The company declined to comment on the matter.
After Q3FY22 earnings, the company had said that it is well-funded with net cash, cash equivalent and investable balance of Rs 10,215 crore. Regulatory filings in February also showed that the company had utilised just Rs 141 crore of the Rs 8,113 crore it had raised in its initial public offering.
“Companies sometimes pay off their short term working capital loans when they have a large amount of capital in the bank. This helps them to get back their collateral – which may just be shares in the company that are convertible to equity in case of tech companies,” said the chief financial officer of a Bengaluru-based fintech start-up who did not want to be named.
According to him, tech companies may also use intellectual property like patent and software as collateral, but financial institutions in India do not generally agree to such an arrangement.
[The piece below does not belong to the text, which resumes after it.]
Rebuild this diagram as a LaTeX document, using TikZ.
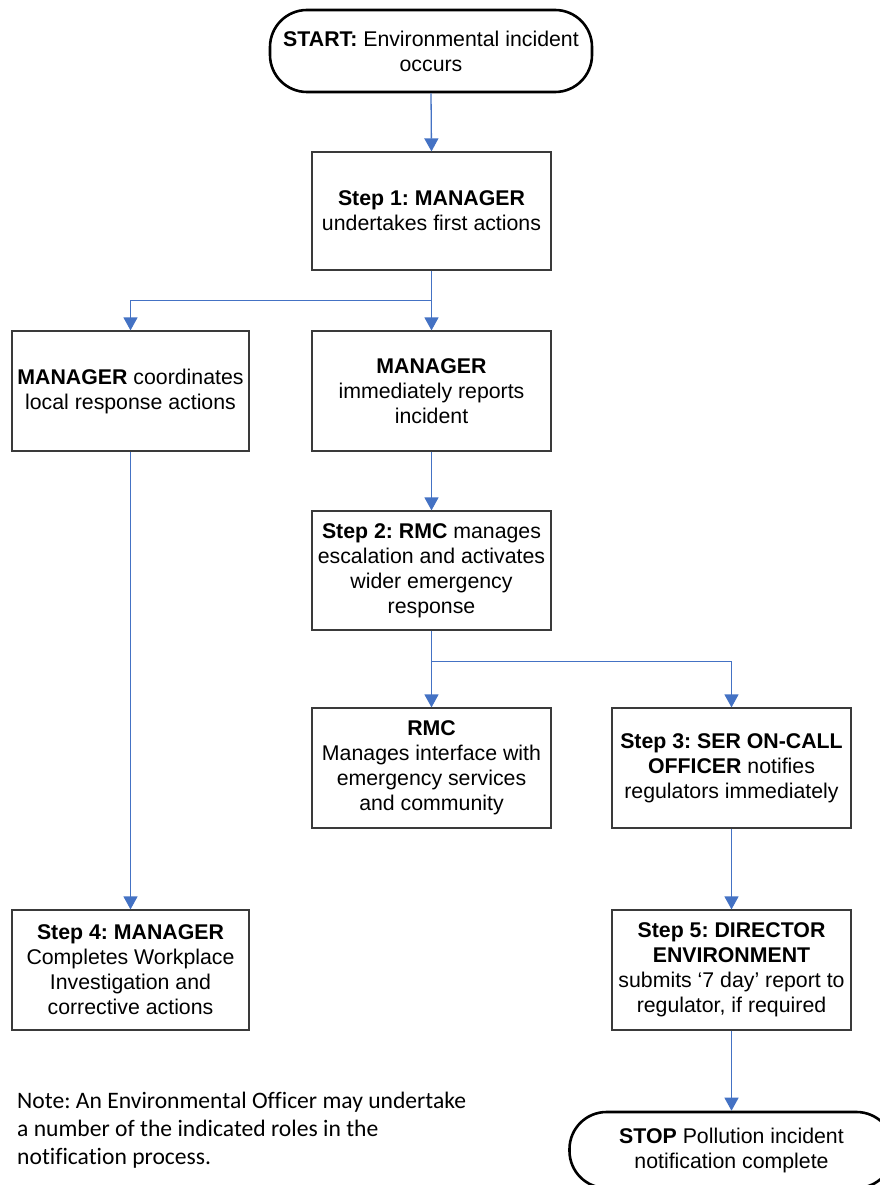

Paytm shares were trading at Rs 546.20 on BSE at the close of trading on Friday, down 75 per cent from IPO (initial public offering) price of Rs 2,150. On Wednesday, the fintech major’s shares had hit a lifetime low of Rs 520.
The company’s stock has been in a free fall at a time when technology companies’ stock prices have been pummeled the world over. However, Paytm has also faced the ire of analysts who have questioned its earnings from loan disbursals and thinly-spread out business model across cloud services, gaming and e-commerce, among other things.
In the December quarter, Paytm saw its revenue increase 89 per cent to Rs 1,456 crore on a year-on-year basis, whereas net loss widened 45 per cent to Rs 778 crore.
However, the company said that its contribution profit (defined as revenue from operations less payment processing charges, promotional cashback and incentives, and other direct costs) improved to 31.2 per cent of revenue in Q3FY22 from 8.9 per cent in Q3FY21.
One of India’s leading fintech companies, Paytm’s lending business scaled to 4.1 million loan disbursals during the first two months of the March quarter (y-o-y growth of 449 per cent), with approximately 2.2 million loans disbursed in February 2022. This aggregates to a total loan value of Rs 2,095 crore (y-o-y growth of 366 per cent).